> **Your objective**
Begin with the first line below and retype each line exactly through the line containing "const wave = d3.line().curve(d3.curveBasis);". Any pictures are to be left out.

> **Given material**
● ● ●

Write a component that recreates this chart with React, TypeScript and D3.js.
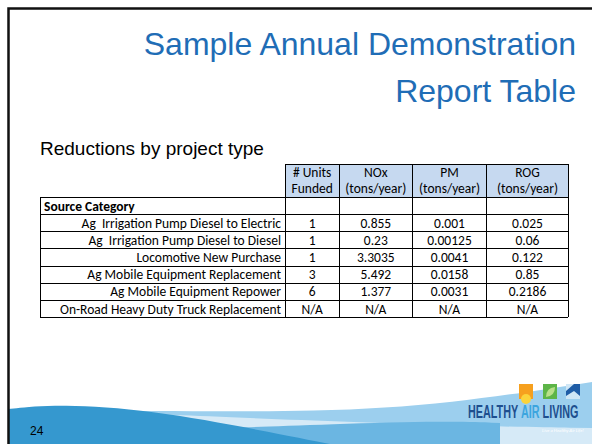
import React from "react";
import * as d3 from "d3";

const titleLines = ["Sample Annual Demonstration", "Report Table"];
const subtitle = "Reductions by project type";

const headers = [
  ["# Units", "Funded"],
  ["NOx", "(tons/year)"],
  ["PM", "(tons/year)"],
  ["ROG", "(tons/year)"],
];

const groupLabel = "Source Category";

const categories = [
  "Ag  Irrigation Pump Diesel to Electric",
  "Ag  Irrigation Pump Diesel to Diesel",
  "Locomotive New Purchase",
  "Ag Mobile Equipment Replacement",
  "Ag Mobile Equipment Repower",
  "On-Road Heavy Duty Truck Replacement",
];

const unitsFunded = [1, 1, 1, 3, 6, null];
const noxValues = [0.855, 0.23, 3.3035, 5.492, 1.377, null];
const pmValues = [0.001, 0.00125, 0.0041, 0.0158, 0.0031, null];
const rogValues = [0.025, 0.06, 0.122, 0.85, 0.2186, null];

const slideNumber = "24";

// layout
const W = 592;
const H = 444;
const colWidths = [245, 54.3, 73, 74.4, 81.6];
const tableLeft = 40;
const headerTop = 164;
const bodyTop = 197.7;
const bodyBottom = 317.3;

const tableFont = "Carlito, Lato, 'Open Sans', sans-serif";

const fmt = (v: number | null) => (v === null ? "N/A" : String(v));

export default function App() {
  const edges = [tableLeft, ...Array.from(d3.cumsum(colWidths), (c) => tableLeft + c)];
  const tableRight = edges[edges.length - 1];

  const rowIds = d3.range(categories.length + 1);
  const y = d3.scaleBand<number>().domain(rowIds).range([bodyTop, bodyBottom]);
  const baseline = (r: number) => (y(r) as number) + y.bandwidth() / 2 + 4.8;

  const columns = [unitsFunded, noxValues, pmValues, rogValues];

  const wave = d3.line().curve(d3.curveBasis);

  // decorative footer band
  const lightArea =
    wave([
      [8, 410],
      [150, 411],
      [320, 412],
      [450, 404],
      [592, 382],
    ]) + `L${W},${H}L8,${H}Z`;
  const paleArea =
    wave([
      [150, 414],
      [300, 420],
      [460, 426],
      [592, 428],
    ]) + `L${W},${H}L150,${H}Z`;
  const midArea =
    wave([
      [230, 428],
      [330, 424],
      [450, 421],
      [500, 423],
    ]) + `L500,${H}L230,${H}Z`;
  const darkArea =
    wave([
      [8, 409],
      [60, 404],
      [150, 410],
      [260, 430],
      [350, 448],
    ]) + `L8,${H}Z`;

  return (
    <svg width={W} height={H} style={{ position: "absolute", left: 0, top: 0 }}>
      <rect x={0} y={0} width={W} height={H} fill="#fff" />

      {/* footer waves */}
      <path d={lightArea} fill="#9CCFEE" />
      <path d={paleArea} fill="#D6EAF7" />
      <path d={midArea} fill="#6BB6E2" />
      <path d={darkArea} fill="#3598CF" />

      {/* slide frame */}
      <path d={`M8.5,${H} V8.5 H${W}`} fill="none" stroke="#111" strokeWidth={2.5} />

      {/* title */}
      <g fontFamily="'Liberation Sans', Arial, sans-serif" fill="#1F6DB6" fontSize={32} textAnchor="end">
        {titleLines.map((t, i) => (
          <text key={t} x={576} y={55 + i * 47}>
            {t}
          </text>
        ))}
      </g>
      <text x={40} y={155} fontFamily="'Liberation Sans', Arial, sans-serif" fontSize={19} fill="#000">
        {subtitle}
      </text>

      {/* table */}
      <rect x={edges[1]} y={headerTop} width={tableRight - edges[1]} height={bodyTop - headerTop} fill="#C6D9F0" />
      <g fontFamily={tableFont} fontSize={13.5} fill="#000">
        {headers.map((lines, c) =>
          lines.map((ln, k) => (
            <text key={`${c}-${k}`} x={(edges[c + 1] + edges[c + 2]) / 2} y={177 + k * 16} textAnchor="middle">
              {ln}
            </text>
          ))
        )}
        <text x={tableLeft + 4} y={baseline(0)} fontWeight="bold">
          {groupLabel}
        </text>
        {categories.map((cat, i) => (
          <text
            key={cat}
            x={edges[1] - 4}
            y={baseline(i + 1)}
            textAnchor="end"
            xmlSpace="preserve"
            style={{ whiteSpace: "pre" }}
          >
            {cat}
          </text>
        ))}
        {columns.map((vals, c) =>
          vals.map((v, i) => (
            <text key={`${c}-${i}`} x={(edges[c + 1] + edges[c + 2]) / 2} y={baseline(i + 1)} textAnchor="middle">
              {fmt(v)}
            </text>
          ))
        )}
      </g>
      <g stroke="#000" strokeWidth={1} shapeRendering="crispEdges">
        <line x1={edges[1]} x2={tableRight} y1={headerTop} y2={headerTop} />
        {rowIds.map((r) => (
          <line key={r} x1={tableLeft} x2={tableRight} y1={y(r)} y2={y(r)} />
        ))}
        <line x1={tableLeft} x2={tableRight} y1={bodyBottom} y2={bodyBottom} />
        <line x1={tableLeft} x2={tableLeft} y1={bodyTop} y2={bodyBottom} />
        {edges.slice(1).map((e) => (
          <line key={e} x1={e} x2={e} y1={headerTop} y2={bodyBottom} />
        ))}
      </g>

      {/* logo */}
      <g>
        <rect x={519} y={384} width={14} height={15} fill="#F6A01E" />
        <circle cx={526} cy={399} r={5} fill="#FBD33A" />
        <rect x={543} y={384} width={14} height={15} fill="#5DB548" />
        <path d="M546,397 Q546,388 555,387 Q555,396 546,397Z" fill="#B9E08A" />
        <rect x={566} y={384} width={14} height={15} fill="#CFE6F5" />
        <path d="M566,391 L574,384 L580,384 L580,396 L574,391 L566,396Z" fill="#1F5DA6" />
        <g transform="translate(468,418) scale(0.6,1)">
          <text
            x={0}
            y={0}
            fontFamily="'Liberation Sans', sans-serif"
            fontWeight="bold"
            fontSize={18}
            fill="#1E4F8E"
          >
            HEALTHY <tspan fill="#3CA5DE">AIR</tspan> LIVING
          </text>
        </g>
        <text x={542} y={432} fontFamily="Lato, sans-serif" fontStyle="italic" fontSize={4.5} fill="#fff">
          Live a Healthy Air Life!
        </text>
      </g>

      <text x={30} y={435} fontFamily="'Liberation Sans', Arial, sans-serif" fontSize={12} fill="#000">
        {slideNumber}
      </text>
    </svg>
  );
}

● ● ●

> **Complete response**
Write a component that recreates this chart with React, TypeScript and D3.js.
import React from "react";
import * as d3 from "d3";

const titleLines = ["Sample Annual Demonstration", "Report Table"];
const subtitle = "Reductions by project type";

const headers = [
  ["# Units", "Funded"],
  ["NOx", "(tons/year)"],
  ["PM", "(tons/year)"],
  ["ROG", "(tons/year)"],
];

const groupLabel = "Source Category";

const categories = [
  "Ag  Irrigation Pump Diesel to Electric",
  "Ag  Irrigation Pump Diesel to Diesel",
  "Locomotive New Purchase",
  "Ag Mobile Equipment Replacement",
  "Ag Mobile Equipment Repower",
  "On-Road Heavy Duty Truck Replacement",
];

const unitsFunded = [1, 1, 1, 3, 6, null];
const noxValues = [0.855, 0.23, 3.3035, 5.492, 1.377, null];
const pmValues = [0.001, 0.00125, 0.0041, 0.0158, 0.0031, null];
const rogValues = [0.025, 0.06, 0.122, 0.85, 0.2186, null];

const slideNumber = "24";

// layout
const W = 592;
const H = 444;
const colWidths = [245, 54.3, 73, 74.4, 81.6];
const tableLeft = 40;
const headerTop = 164;
const bodyTop = 197.7;
const bodyBottom = 317.3;

const tableFont = "Carlito, Lato, 'Open Sans', sans-serif";

const fmt = (v: number | null) => (v === null ? "N/A" : String(v));

export default function App() {
  const edges = [tableLeft, ...Array.from(d3.cumsum(colWidths), (c) => tableLeft + c)];
  const tableRight = edges[edges.length - 1];

  const rowIds = d3.range(categories.length + 1);
  const y = d3.scaleBand<number>().domain(rowIds).range([bodyTop, bodyBottom]);
  const baseline = (r: number) => (y(r) as number) + y.bandwidth() / 2 + 4.8;

  const columns = [unitsFunded, noxValues, pmValues, rogValues];

  const wave = d3.line().curve(d3.curveBasis);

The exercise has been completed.